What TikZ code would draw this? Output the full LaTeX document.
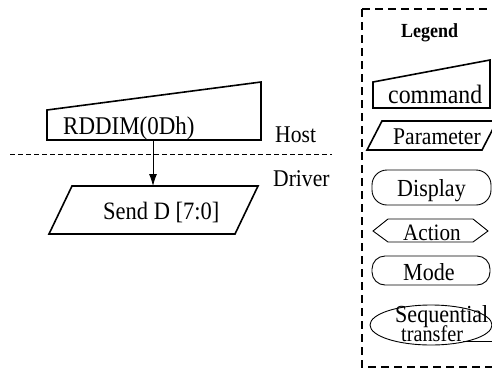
\documentclass[tikz,border=0pt]{standalone}
\usepackage{fontspec}
\setmainfont[FakeStretch=0.9]{Liberation Serif}
\usetikzlibrary{arrows.meta}
\begin{document}
\begin{tikzpicture}[x=1pt,y=-1pt,
  thickline/.style={draw=black,line width=1.6pt,line join=miter},
  thinline/.style={draw=black,line width=0.9pt},
  lbl/.style={inner sep=0pt,anchor=base west,text=black},
  fs/.style={font=\fontsize{#1}{#1}\selectfont}]
\clip (0,0) rectangle (492,370);
\fill[white] (0,0) rectangle (492,370);
% main command shape
\draw[thickline] (47,110) -- (261,82) -- (261,140) -- (47,140) -- cycle;
\node[lbl,fs=25.5] (rddim) at (63,134) {RDDIM(0Dh)};
% host/driver separator
\draw[line width=0.8pt,dash pattern=on 5pt off 3pt] (10,154) -- (332,154);
\node[lbl,fs=24] (host) at (275,142) {Host};
\node[lbl,fs=24] (driver) at (273,186) {Driver};
% parameter shape
\draw[thickline] (72,186) -- (258,186) -- (235,234) -- (49,234) -- cycle;
\node[lbl,fs=25] (send) at (103,219) {Send D [7:0]};
\coordinate (cmdbot) at (153,140);
\coordinate (partop) at (153,186);
\draw[line width=0.9pt,-{Latex[length=12pt,width=8pt]}] (cmdbot) -- (partop);
% legend box
\draw[line width=1.8pt,dash pattern=on 8pt off 5pt] (362,9) -- (362,367) -- (510,367);
\draw[line width=1.8pt,dash pattern=on 8pt off 5pt] (362,9) -- (510,9);
\node[lbl,font=\bfseries\fontsize{20}{20}\selectfont] (legend) at (401,37) {Legend};
% legend command
\draw[thickline] (373,82) -- (490,60) -- (490,108) -- (373,108) -- cycle;
\node[lbl,fs=26.5] (lcmd) at (388,103) {command};
% legend parameter
\draw[thickline] (382,121) -- (497,121) -- (482,150) -- (367,150) -- cycle;
\node[lbl,fs=24] (lpar) at (393,144) {Parameter};
% display
\draw[thinline,rounded corners=15pt] (372,170) rectangle (491,205);
\node[lbl,fs=24.5] (ldisp) at (397,196) {Display};
% action
\draw[thinline] (373,231) -- (388,219) -- (473,219) -- (488,231) -- (473,242) -- (388,242) -- cycle;
\node[lbl,fs=23.5] (lact) at (403,240) {Action};
% mode
\draw[thinline,rounded corners=13pt] (372,256) rectangle (490,285);
\node[lbl,fs=24.5] (lmode) at (403,280) {Mode};
% sequential transfer
\draw[thinline] (431,325) ellipse [x radius=61, y radius=20];
\draw[thinline] (463,341) -- (500,341);
\node[lbl,align=left,font=\fontsize{24.5}{17}\selectfont] (lseq) at (395,341)
  {Sequential\\[-4pt]\hspace*{6pt}\fontsize{22.5}{17}\selectfont transfer};
\end{tikzpicture}
\end{document}
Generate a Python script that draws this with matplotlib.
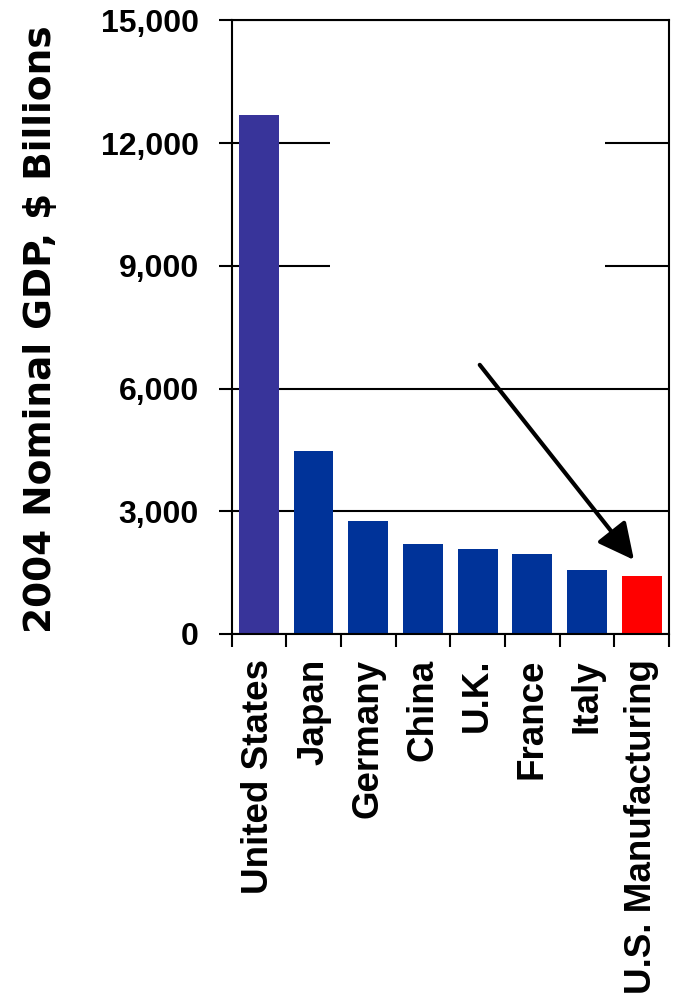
#!/usr/bin/env python3
"""2004 nominal GDP by country, compared with U.S. manufacturing output."""

import matplotlib

matplotlib.use("Agg")
import matplotlib.pyplot as plt
from matplotlib.patches import Rectangle
from matplotlib.ticker import FixedLocator, FuncFormatter

categories = ["United States", "Japan", "Germany", "China", "U.K.", "France",
              "Italy", "U.S. Manufacturing"]
gdp_billions = [12690, 4470, 2760, 2200, 2080, 1960, 1565, 1420]
bar_colors = ["#38349a", "#003399", "#003399", "#003399", "#003399",
              "#003399", "#003399", "#ff0000"]
y_ticks = [0, 3000, 6000, 9000, 12000, 15000]

plt.rcParams["font.family"] = ["Liberation Sans", "DejaVu Sans"]
plt.rcParams["font.weight"] = "bold"

# the slide's y-axis title is stretched wide, DejaVu is the closest wide face
WIDE_FONT = ["DejaVu Sans"]


def main() -> int:
    fig = plt.figure(figsize=(6.75, 9.94), dpi=100)
    ax = fig.add_axes([0.343, 0.3622, 0.648, 0.6172])

    x = list(range(len(categories)))
    ax.bar(x, gdp_billions, width=0.73, color=bar_colors, zorder=3)

    ax.set_xlim(-0.5, len(categories) - 0.5)
    ax.set_ylim(0, 15000)

    # gridlines under the bars, partly hidden by a blank box like the original slide
    ax.set_yticks(y_ticks)
    ax.yaxis.grid(True, color="black", linewidth=1.5, zorder=1)
    ax.set_axisbelow(True)
    ax.add_patch(Rectangle((1.3, 7500), 5.03, 6000, facecolor="white",
                           edgecolor="none", zorder=2))

    ax.yaxis.set_major_formatter(FuncFormatter(lambda v, _: f"{v:,.0f}"))
    ax.tick_params(axis="y", direction="out", length=9.5, width=1.5,
                   labelsize=23, pad=14)

    ax.set_xticks(x)
    ax.set_xticklabels(categories, rotation=90, fontsize=26.5, fontweight="bold")
    ax.tick_params(axis="x", which="major", length=0, pad=18)
    ax.xaxis.set_minor_locator(FixedLocator([i + 0.5 for i in range(-1, len(categories))]))
    ax.tick_params(axis="x", which="minor", direction="out", length=9.5, width=1.5)

    for spine in ax.spines.values():
        spine.set_linewidth(1.5)
        spine.set_zorder(4)

    # arrow pointing at the manufacturing bar
    ax.annotate("", xy=(6.86, 1810), xytext=(4.04, 6580),
                arrowprops=dict(arrowstyle="-|>,head_length=1.1,head_width=0.55",
                                color="black", linewidth=3, mutation_scale=20,
                                shrinkA=0, shrinkB=0),
                zorder=5)

    fig.text(41 / 675, 1 - 329 / 994, "2004 Nominal GDP, $ Billions",
             rotation=90, ha="center", va="center", fontsize=27,
             fontweight="bold", family=WIDE_FONT)

    fig.savefig("out.png", dpi=100)
    return 0


if __name__ == "__main__":
    raise SystemExit(main())
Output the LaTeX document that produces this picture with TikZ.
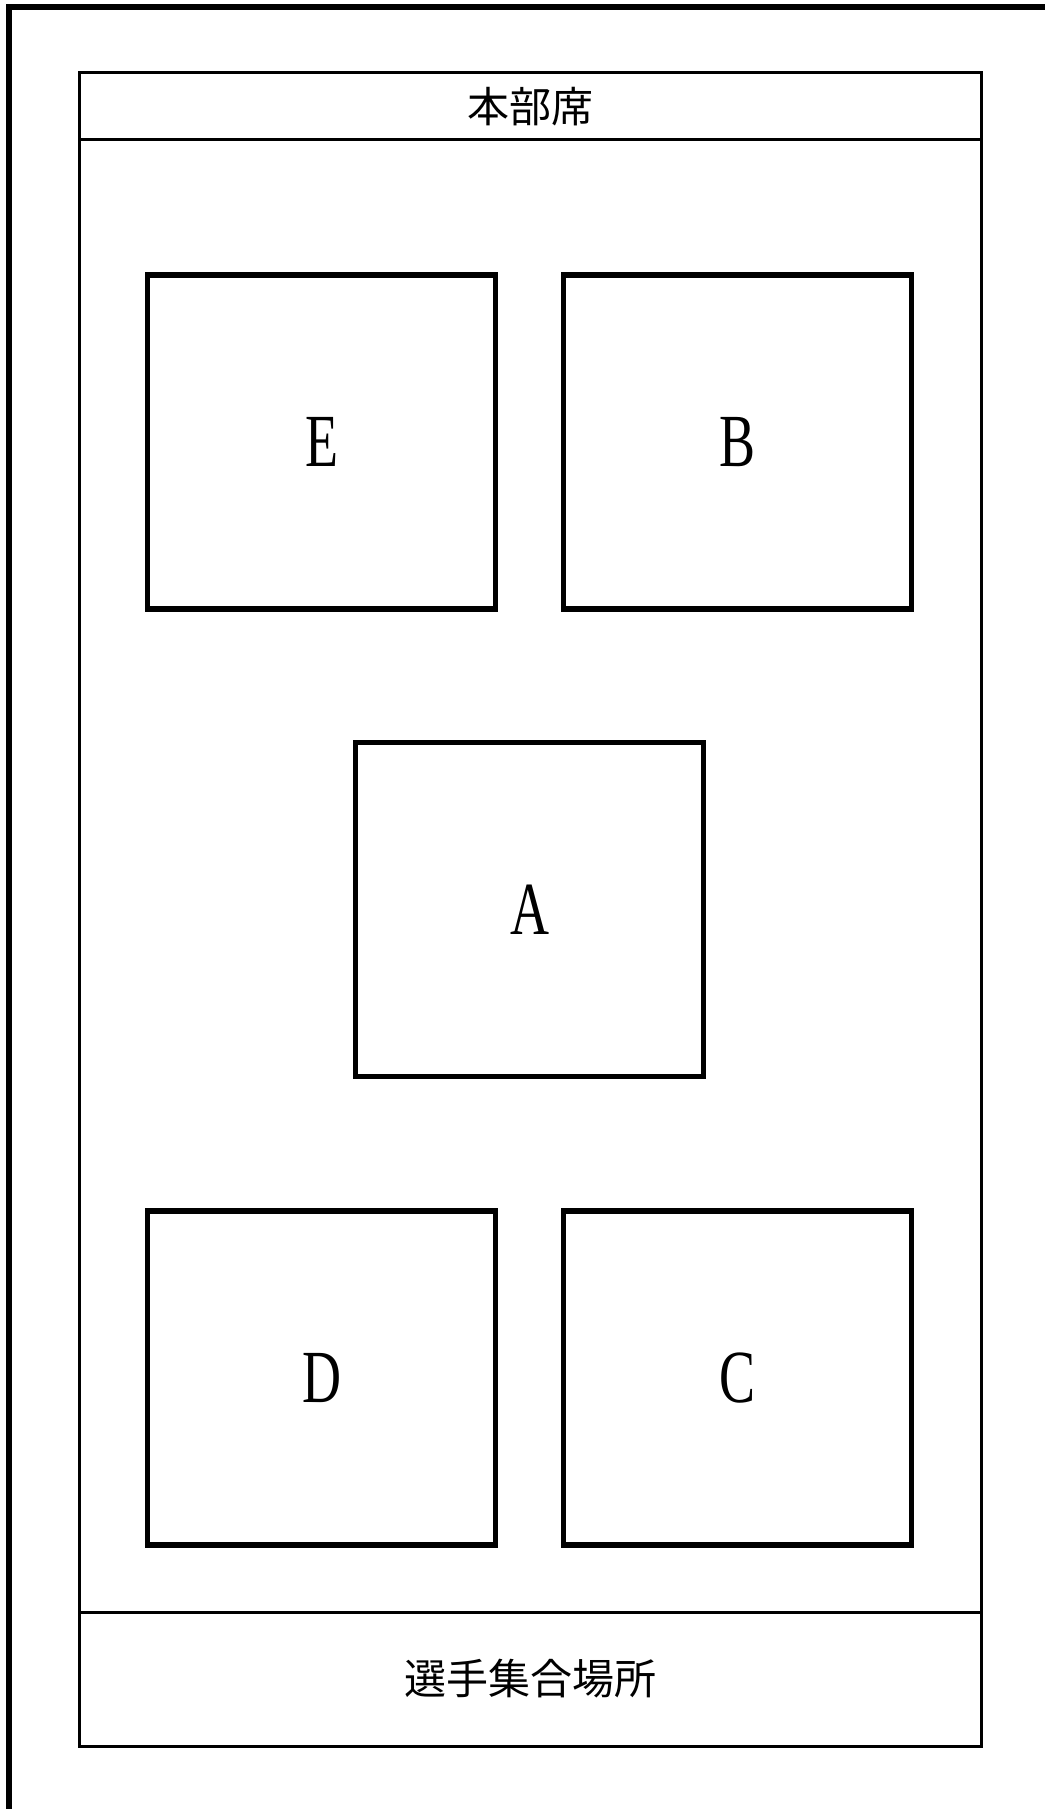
\documentclass[tikz,border=0pt]{standalone}
\usepackage{fontspec}
\setmainfont{Liberation Serif}
\newfontfamily\jpfont{Noto Sans CJK JP}
\usepackage{tikz}
\usetikzlibrary{positioning}

\begin{document}
\begin{tikzpicture}[
  x=1pt, y=-1pt,
  zone/.style={draw, line width=3pt, outer sep=0pt, minimum width=902pt, inner sep=0pt, font=\jpfont\fontsize{42}{42}\selectfont},
  court/.style={draw, line width=5.5pt, minimum width=348pt, minimum height=334pt, inner sep=0pt, font=\fontsize{75}{75}\selectfont}
]
  \useasboundingbox (0,0) rectangle (1045,1809);
  \draw[line width=6pt] (9,1809) -- (9,7) -- (1045,7);

  \node[zone, minimum height=67pt] (honbu) at (530,106.5) {本部席};
  \node[zone, minimum height=1472pt, below=0pt of honbu] (field) {};
  \node[zone, minimum height=134pt, below=0pt of field] (shugo) {選手集合場所};

  \node[court] (A) at (529.5,909.5) {\scalebox{0.72}[1]{A}};
  \node[court] (E) at (321.5,442) {\scalebox{0.72}[1]{E}};
  \node[court] (B) at (737.5,442) {\scalebox{0.72}[1]{B}};
  \node[court] (D) at (321.5,1378) {\scalebox{0.72}[1]{D}};
  \node[court] (C) at (737.5,1378) {\scalebox{0.72}[1]{C}};
\end{tikzpicture}
\end{document}
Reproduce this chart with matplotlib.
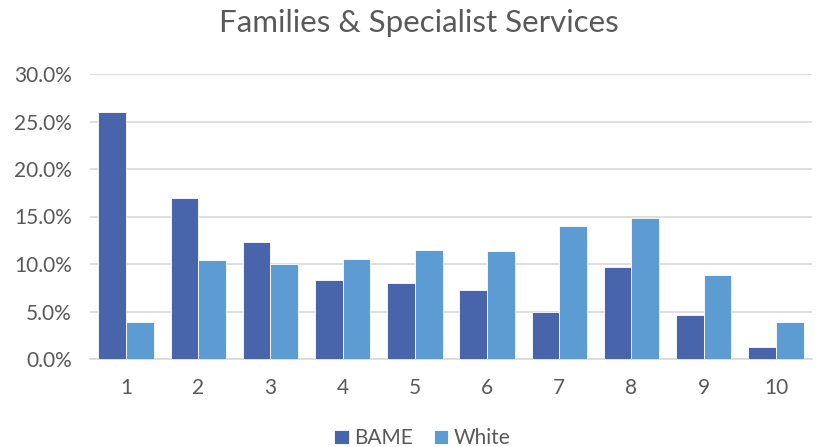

*What needs to be done*
Every entry must be reproduced exactly, with the images left out.

*Response to this exercise*
What TikZ code would draw this? Output the full LaTeX document.
\documentclass[tikz,border=0pt]{standalone}
\usepackage{fontspec}
\setmainfont[FakeStretch=0.9]{Liberation Serif}
\usetikzlibrary{arrows.meta}
\begin{document}
\begin{tikzpicture}[x=1pt,y=-1pt,
  thickline/.style={draw=black,line width=1.6pt,line join=miter},
  thinline/.style={draw=black,line width=0.9pt},
  lbl/.style={inner sep=0pt,anchor=base west,text=black},
  fs/.style={font=\fontsize{#1}{#1}\selectfont}]
\clip (0,0) rectangle (492,370);
\fill[white] (0,0) rectangle (492,370);
% main command shape
\draw[thickline] (47,110) -- (261,82) -- (261,140) -- (47,140) -- cycle;
\node[lbl,fs=25.5] (rddim) at (63,134) {RDDIM(0Dh)};
% host/driver separator
\draw[line width=0.8pt,dash pattern=on 5pt off 3pt] (10,154) -- (332,154);
\node[lbl,fs=24] (host) at (275,142) {Host};
\node[lbl,fs=24] (driver) at (273,186) {Driver};
% parameter shape
\draw[thickline] (72,186) -- (258,186) -- (235,234) -- (49,234) -- cycle;
\node[lbl,fs=25] (send) at (103,219) {Send D [7:0]};
\coordinate (cmdbot) at (153,140);
\coordinate (partop) at (153,186);
\draw[line width=0.9pt,-{Latex[length=12pt,width=8pt]}] (cmdbot) -- (partop);
% legend box
\draw[line width=1.8pt,dash pattern=on 8pt off 5pt] (362,9) -- (362,367) -- (510,367);
\draw[line width=1.8pt,dash pattern=on 8pt off 5pt] (362,9) -- (510,9);
\node[lbl,font=\bfseries\fontsize{20}{20}\selectfont] (legend) at (401,37) {Legend};
% legend command
\draw[thickline] (373,82) -- (490,60) -- (490,108) -- (373,108) -- cycle;
\node[lbl,fs=26.5] (lcmd) at (388,103) {command};
% legend parameter
\draw[thickline] (382,121) -- (497,121) -- (482,150) -- (367,150) -- cycle;
\node[lbl,fs=24] (lpar) at (393,144) {Parameter};
% display
\draw[thinline,rounded corners=15pt] (372,170) rectangle (491,205);
\node[lbl,fs=24.5] (ldisp) at (397,196) {Display};
% action
\draw[thinline] (373,231) -- (388,219) -- (473,219) -- (488,231) -- (473,242) -- (388,242) -- cycle;
\node[lbl,fs=23.5] (lact) at (403,240) {Action};
% mode
\draw[thinline,rounded corners=13pt] (372,256) rectangle (490,285);
\node[lbl,fs=24.5] (lmode) at (403,280) {Mode};
% sequential transfer
\draw[thinline] (431,325) ellipse [x radius=61, y radius=20];
\draw[thinline] (463,341) -- (500,341);
\node[lbl,align=left,font=\fontsize{24.5}{17}\selectfont] (lseq) at (395,341)
  {Sequential\\[-4pt]\hspace*{6pt}\fontsize{22.5}{17}\selectfont transfer};
\end{tikzpicture}
\end{document}
Generate a Python script that draws this with matplotlib.
#!/usr/bin/env python3
"""2004 nominal GDP by country, compared with U.S. manufacturing output."""

import matplotlib

matplotlib.use("Agg")
import matplotlib.pyplot as plt
from matplotlib.patches import Rectangle
from matplotlib.ticker import FixedLocator, FuncFormatter

categories = ["United States", "Japan", "Germany", "China", "U.K.", "France",
              "Italy", "U.S. Manufacturing"]
gdp_billions = [12690, 4470, 2760, 2200, 2080, 1960, 1565, 1420]
bar_colors = ["#38349a", "#003399", "#003399", "#003399", "#003399",
              "#003399", "#003399", "#ff0000"]
y_ticks = [0, 3000, 6000, 9000, 12000, 15000]

plt.rcParams["font.family"] = ["Liberation Sans", "DejaVu Sans"]
plt.rcParams["font.weight"] = "bold"

# the slide's y-axis title is stretched wide, DejaVu is the closest wide face
WIDE_FONT = ["DejaVu Sans"]


def main() -> int:
    fig = plt.figure(figsize=(6.75, 9.94), dpi=100)
    ax = fig.add_axes([0.343, 0.3622, 0.648, 0.6172])

    x = list(range(len(categories)))
    ax.bar(x, gdp_billions, width=0.73, color=bar_colors, zorder=3)

    ax.set_xlim(-0.5, len(categories) - 0.5)
    ax.set_ylim(0, 15000)

    # gridlines under the bars, partly hidden by a blank box like the original slide
    ax.set_yticks(y_ticks)
    ax.yaxis.grid(True, color="black", linewidth=1.5, zorder=1)
    ax.set_axisbelow(True)
    ax.add_patch(Rectangle((1.3, 7500), 5.03, 6000, facecolor="white",
                           edgecolor="none", zorder=2))

    ax.yaxis.set_major_formatter(FuncFormatter(lambda v, _: f"{v:,.0f}"))
    ax.tick_params(axis="y", direction="out", length=9.5, width=1.5,
                   labelsize=23, pad=14)

    ax.set_xticks(x)
    ax.set_xticklabels(categories, rotation=90, fontsize=26.5, fontweight="bold")
    ax.tick_params(axis="x", which="major", length=0, pad=18)
    ax.xaxis.set_minor_locator(FixedLocator([i + 0.5 for i in range(-1, len(categories))]))
    ax.tick_params(axis="x", which="minor", direction="out", length=9.5, width=1.5)

    for spine in ax.spines.values():
        spine.set_linewidth(1.5)
        spine.set_zorder(4)

    # arrow pointing at the manufacturing bar
    ax.annotate("", xy=(6.86, 1810), xytext=(4.04, 6580),
                arrowprops=dict(arrowstyle="-|>,head_length=1.1,head_width=0.55",
                                color="black", linewidth=3, mutation_scale=20,
                                shrinkA=0, shrinkB=0),
                zorder=5)

    fig.text(41 / 675, 1 - 329 / 994, "2004 Nominal GDP, $ Billions",
             rotation=90, ha="center", va="center", fontsize=27,
             fontweight="bold", family=WIDE_FONT)

    fig.savefig("out.png", dpi=100)
    return 0


if __name__ == "__main__":
    raise SystemExit(main())
Output the LaTeX document that produces this picture with TikZ.
\documentclass[tikz,border=0pt]{standalone}
\usepackage{fontspec}
\setmainfont{Liberation Serif}
\newfontfamily\jpfont{Noto Sans CJK JP}
\usepackage{tikz}
\usetikzlibrary{positioning}

\begin{document}
\begin{tikzpicture}[
  x=1pt, y=-1pt,
  zone/.style={draw, line width=3pt, outer sep=0pt, minimum width=902pt, inner sep=0pt, font=\jpfont\fontsize{42}{42}\selectfont},
  court/.style={draw, line width=5.5pt, minimum width=348pt, minimum height=334pt, inner sep=0pt, font=\fontsize{75}{75}\selectfont}
]
  \useasboundingbox (0,0) rectangle (1045,1809);
  \draw[line width=6pt] (9,1809) -- (9,7) -- (1045,7);

  \node[zone, minimum height=67pt] (honbu) at (530,106.5) {本部席};
  \node[zone, minimum height=1472pt, below=0pt of honbu] (field) {};
  \node[zone, minimum height=134pt, below=0pt of field] (shugo) {選手集合場所};

  \node[court] (A) at (529.5,909.5) {\scalebox{0.72}[1]{A}};
  \node[court] (E) at (321.5,442) {\scalebox{0.72}[1]{E}};
  \node[court] (B) at (737.5,442) {\scalebox{0.72}[1]{B}};
  \node[court] (D) at (321.5,1378) {\scalebox{0.72}[1]{D}};
  \node[court] (C) at (737.5,1378) {\scalebox{0.72}[1]{C}};
\end{tikzpicture}
\end{document}
Reproduce this chart with matplotlib.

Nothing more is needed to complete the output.